A veto override in the House also appears highly likely. Speaker Paul Ryan told reporters this week he worries about "trial lawyers trying to get rich off of this and I worry about precedence." Still, Ryan said the Sept. 11 victims "need to have their day in court," and declared there are enough votes in the House for a veto override to pass.

The Senate is likely to go first in voting to scuttle the veto. Such a vote won't happen before Tuesday, when that chamber meets for the full day.

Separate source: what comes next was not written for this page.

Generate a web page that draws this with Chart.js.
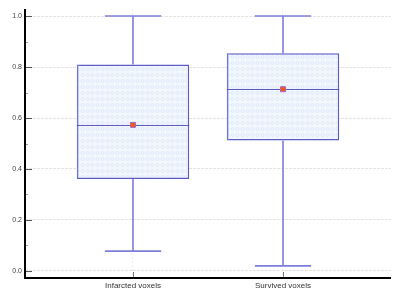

Advocates for the Sept 11 families are eager to see JASTA remove the legal veil of protection that's prevented them from moving forward against Saudi officials in a lawsuit filed in the Southern District Court of New York. ""If all JASTA does is say that the families of these murdered Americans can have their day in court," says Jack Quinn, a co-counsel in the lawsuit, "why is (Saudi Arabia) on the other side?" If the Saudis are as entirely innocent as they say they are, Quinn adds, "why be afraid of an exploration of the facts?"

A statement issued after the veto by the group 9/11 Families & Survivors United for Justice Against Terrorism takes aim directly at Obama. "We are outraged and dismayed at the President's veto of JASTA and the unconvincing and unsupportable reasons that he offers as explanation," they wrote. "JASTA is a narrowly drawn statute that restores longstanding legal principles that have enjoyed bipartisan support for decades."